The Sumalindo Field Study

The field-testing of the legality standard, by the US-based conservation organisation, The Nature Conservancy (TNC), in the East Kalimantan timber concession of Sumalindo Lestari Jaya II was carried out in early 2005, with legal verification carried out by certifiers SGS/URS.

An independent assessment of the social aspects of the pilot verification was due to be carried out by Marcus Colchester, director of the UK-based NGO, Forest Peoples Programme in July 2004. However, the company insisted that the verification process was delayed and, as a result, no independent monitoring took place.

In July 2005, a member of an East Kalimantan forest activist group, Pokja Hutan, visited the UK and raised concerns over the legality standard field-test at the biannual meeting on illegal logging initiatives held at the Royal Institute of International Affairs. Yoga Sofyar said that the team had spent only five days in the field and had not consulted fully with local communities. (A TNC spokesman denied this.) He also took up this issue with the UK's Department for International Development, which is funding the legality standard initiative. He pressed DFID officials to take active steps to ensure that community rights are addressed in further trials and in the development of the legality standard. Not to do so violates DFID's mandate to prioritise poverty reduction, sustainable livelihoods and a rights-based approach to development. In addition, Sofyar urged DFID to ensure that consultations over the legality standard were inclusive and transparent, citing examples where critical CSOs had been excluded from important meetings.

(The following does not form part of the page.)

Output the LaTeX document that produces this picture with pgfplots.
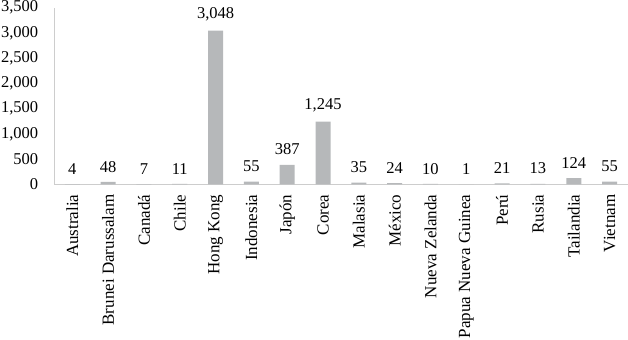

Pokja Hutan had carried out its own research in the area and found evidence of social conflict and the illegal 'laundering' of timber from outside sources as if it had come from Sumalindo's own concession. Yet, surprisingly, the company's operations had been assessed and were close to receiving FSC certification. This sets a bad precedent for the many Indonesian logging companies nervously watching the legality verification process.